Говорят еще, что А. А. Гринберг был очень требовательным педагогом и получить у него на экзамене пятерку было трудной задачей. Гринберг обычно говорил: «Господь знает на „5“, я знаю на „4“, вам ставлю „3“!» Говорят также, что преподаватели кафедры Гринберга пошли еще дальше и говорили студентам так: «Господь знает на „5“, Гринберг знает на „4“, я знаю на „3“ — так что ставлю вам…»
Еще один выдающийся специалист в области комплексных соединений, академик Илья Ильич Черняев, долгое время работавший директором ИОНХа, так говорил о новых идеях: «С красивыми идеями, как с красивыми женщинами. Самые красивые — далеко не самые верные!».

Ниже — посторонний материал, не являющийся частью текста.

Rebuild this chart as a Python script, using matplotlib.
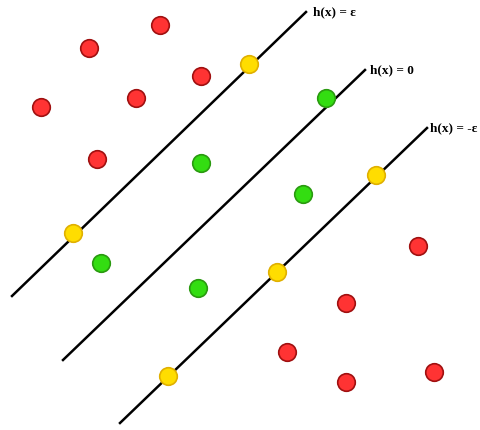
"""SVM margin 示意图 - h(x) = ε / 0 / -ε 三条直线"""

import matplotlib
matplotlib.use('Agg')
import matplotlib.pyplot as plt

# 点坐标 (像素坐标系, y 向下)
red_x = [160, 89, 201, 136, 41, 97, 418, 346, 287, 346, 434]
red_y = [25, 48, 76, 98, 107, 159, 246, 303, 352, 382, 372]
green_x = [326, 201, 303, 101, 198]
green_y = [98, 163, 194, 263, 288]
yellow_x = [249, 73, 376, 277, 168]
yellow_y = [64, 233, 175, 272, 376]

# 三条直线端点
line_x = [[12, 306], [63, 365], [120, 427]]
line_y = [[296, 12], [360, 70], [423, 128]]
line_labels = ['h(x) = ε', 'h(x) = 0', 'h(x) = -ε']
label_pos = [(313, 12), (370, 70), (430, 128)]

fig = plt.figure(figsize=(4.8, 4.3), dpi=100)
ax = fig.add_axes([0, 0, 1, 1])
ax.set_xlim(0, 480)
ax.set_ylim(430, 0)
ax.axis('off')

for xs, ys, lab, pos in zip(line_x, line_y, line_labels, label_pos):
    ax.plot(xs, ys, color='black', linewidth=1.8, zorder=1)
    ax.text(pos[0], pos[1], lab, fontsize=9.5, fontweight='bold',
            family=['Liberation Serif', 'DejaVu Serif'], va='center', ha='left')

ax.scatter(red_x, red_y, s=160, color='#ff3333', edgecolors='#a01010', linewidths=1.2, zorder=3)
ax.scatter(green_x, green_y, s=160, color='#33dd11', edgecolors='#2a9a10', linewidths=1.2, zorder=3)
ax.scatter(yellow_x, yellow_y, s=160, color='#ffdd00', edgecolors='#e0b000', linewidths=1.2, zorder=3)

plt.savefig('out.png', dpi=100)
plt.close()
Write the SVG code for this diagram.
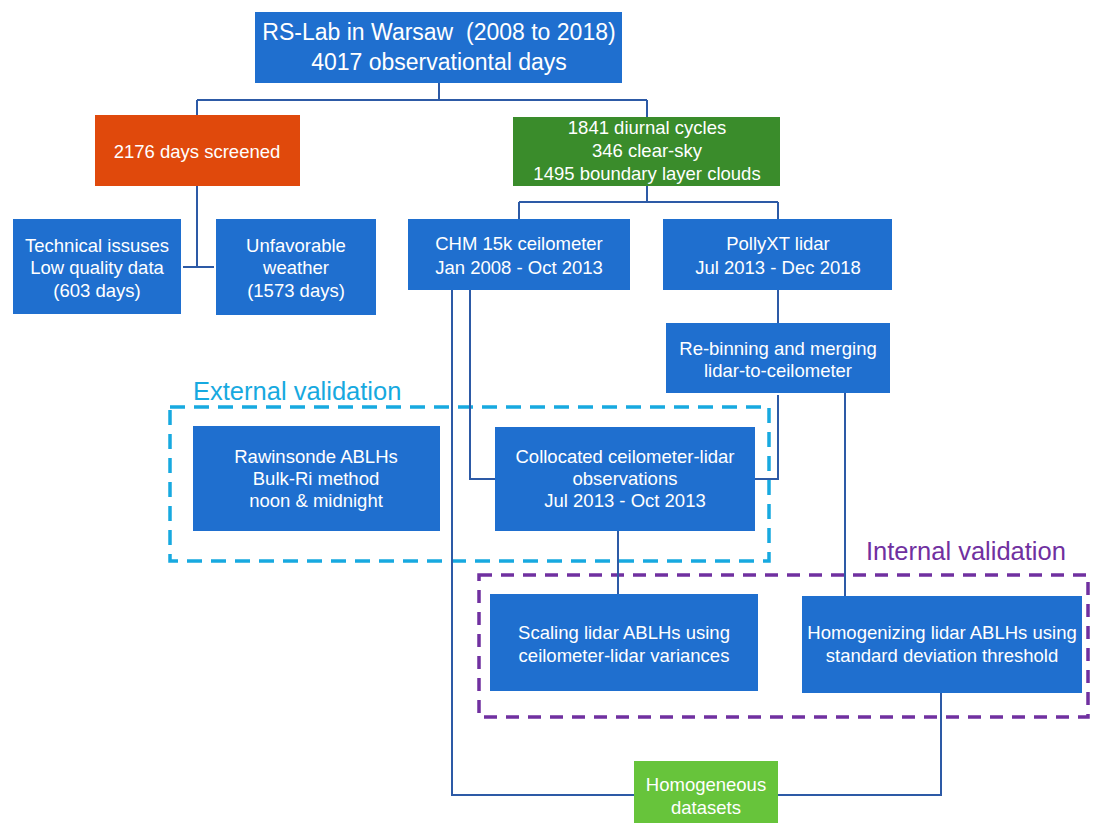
<svg xmlns="http://www.w3.org/2000/svg" width="1095" height="823" viewBox="0 0 1095 823">
<style>
.box{fill:#1f6fcf;}
.orange{fill:#e0490c;}
.dgreen{fill:#3a8c2b;}
.lgreen{fill:#67c43b;}
.t{font-family:"Liberation Sans",Arial,sans-serif;font-size:18.5px;fill:#ffffff;text-anchor:middle;}
.big{font-size:23px;white-space:pre;}
.conn{fill:none;stroke:#2d5aa6;stroke-width:2;}
.ext{fill:none;stroke:#17a9e0;stroke-width:3.5;stroke-dasharray:15 9;}
.int{fill:none;stroke:#7030a0;stroke-width:3.5;stroke-dasharray:13 9;}
.lab{font-family:"Liberation Sans",Arial,sans-serif;font-size:25.5px;}
</style>
<rect width="1095" height="823" fill="#ffffff"/>
<g id="groups">
<rect class="ext" x="170" y="407" width="599" height="154"/>
<text class="lab" x="193" y="400" fill="#17a9e0">External validation</text>
<rect class="int" x="479" y="575" width="609" height="142"/>
<text class="lab" x="866" y="560" fill="#7030a0">Internal validation</text>
</g>
<g id="connectors">
<path class="conn" d="M439,83 V100 M197,100 H647 M197,100 V115 M647,100 V117"/>
<path class="conn" d="M197,186 V267 M183,267 H214"/>
<path class="conn" d="M647,186 V202 M519,202 H778 M519,202 V219 M778,202 V219"/>
<path class="conn" d="M778,290 V323"/>
<path class="conn" d="M452,290 V795 H634"/>
<path class="conn" d="M470,290 V479 H495"/>
<path class="conn" d="M778,395 V479 H755"/>
<path class="conn" d="M845,393 V596"/>
<path class="conn" d="M618,531 V594"/>
<path class="conn" d="M941,693 V795 H778"/>
</g>
<g id="n-root">
<rect class="box" x="255" y="12" width="367" height="71"/>
<text class="t big" x="439" y="40">RS-Lab in Warsaw  (2008 to 2018)</text>
<text class="t big" x="439" y="70">4017 observationtal days</text>
</g>
<g id="n-screened">
<rect class="orange" x="95" y="115" width="205" height="71"/>
<text class="t" x="197" y="157.5">2176 days screened</text>
</g>
<g id="n-technical">
<rect class="box" x="13" y="219" width="168" height="95"/>
<text class="t" x="97" y="251.5">Technical issuses</text>
<text class="t" x="97" y="274">Low quality data</text>
<text class="t" x="97" y="296.5">(603 days)</text>
</g>
<g id="n-weather">
<rect class="box" x="216" y="219" width="160" height="96"/>
<text class="t" x="296" y="251.5">Unfavorable</text>
<text class="t" x="296" y="274">weather</text>
<text class="t" x="296" y="296.5">(1573 days)</text>
</g>
<g id="n-cycles">
<rect class="dgreen" x="513" y="117" width="267" height="69"/>
<text class="t" x="647" y="134">1841 diurnal cycles</text>
<text class="t" x="647" y="157">346 clear-sky</text>
<text class="t" x="647" y="180">1495 boundary layer clouds</text>
</g>
<g id="n-chm">
<rect class="box" x="408" y="219" width="222" height="71"/>
<text class="t" x="519" y="249.5">CHM 15k ceilometer</text>
<text class="t" x="519" y="273.5">Jan 2008 - Oct 2013</text>
</g>
<g id="n-polly">
<rect class="box" x="663" y="219" width="229" height="71"/>
<text class="t" x="778" y="249.5">PollyXT lidar</text>
<text class="t" x="778" y="273.5">Jul 2013 - Dec 2018</text>
</g>
<g id="n-rebin">
<rect class="box" x="666" y="323" width="224" height="70"/>
<text class="t" x="778" y="354.5">Re-binning and merging</text>
<text class="t" x="778" y="376.5">lidar-to-ceilometer</text>
</g>
<g id="n-rawinsonde">
<rect class="box" x="193" y="426" width="247" height="105"/>
<text class="t" x="316" y="462.5">Rawinsonde ABLHs</text>
<text class="t" x="316" y="484.5">Bulk-Ri method</text>
<text class="t" x="316" y="506.5">noon &amp; midnight</text>
</g>
<g id="n-collocated">
<rect class="box" x="495" y="427" width="260" height="104"/>
<text class="t" x="625" y="462.5">Collocated ceilometer-lidar</text>
<text class="t" x="625" y="484.5">observations</text>
<text class="t" x="625" y="506.5">Jul 2013 - Oct 2013</text>
</g>
<g id="n-scaling">
<rect class="box" x="490" y="594" width="268" height="97"/>
<text class="t" x="624" y="638.5">Scaling lidar ABLHs using</text>
<text class="t" x="624" y="661.5">ceilometer-lidar variances</text>
</g>
<g id="n-homogenizing">
<rect class="box" x="802" y="596" width="280" height="97"/>
<text class="t" x="942" y="638.5">Homogenizing lidar ABLHs using</text>
<text class="t" x="942" y="661.5">standard deviation threshold</text>
</g>
<g id="n-homogeneous">
<rect class="lgreen" x="634" y="761" width="144" height="62"/>
<text class="t" x="706" y="790.5">Homogeneous</text>
<text class="t" x="706" y="813.5">datasets</text>
</g>
</svg>
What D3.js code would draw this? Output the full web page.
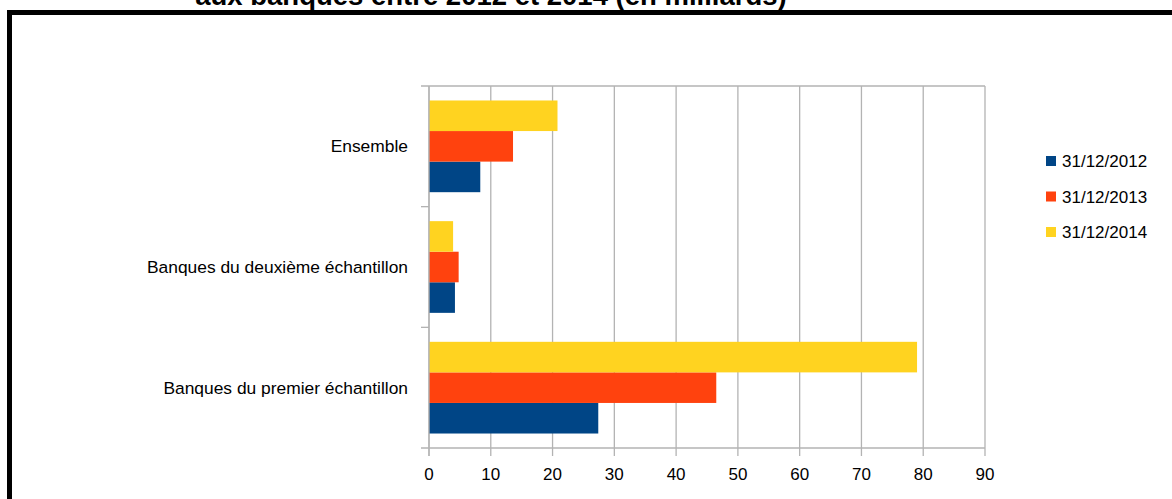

Известный химик-органик Николай Николаевич Зинин (1812–1880), будучи преподавателем Казанского университета, а потом профессором Медико-хирургической академии в Петербурге, иногда позволял себе побить не очень старательных студентов. В принципе, студенты могли ответить ему, им давалось(!) такое право. Однако они на это не решались: профессор отличался большой силой.
Известный химик XIX века, создатель знаменитого справочника органической химии, Ф. Ф. Бельштейн писал А. М. Бутлерову в Казань о Петербургской академии наук: «Возможно, что почтенное учреждение и излучает некоторый блеск, но здесь, на месте, его значение и вес примерно равны нулю… Вероятно, вам известно, что основное занятие почтенных академиков заключается в войне друг против друга… Что вы можете после этого ожидать от такого учреждения, как Академия, которая оценивает ученых не по их заслугам, по их имени и национальности».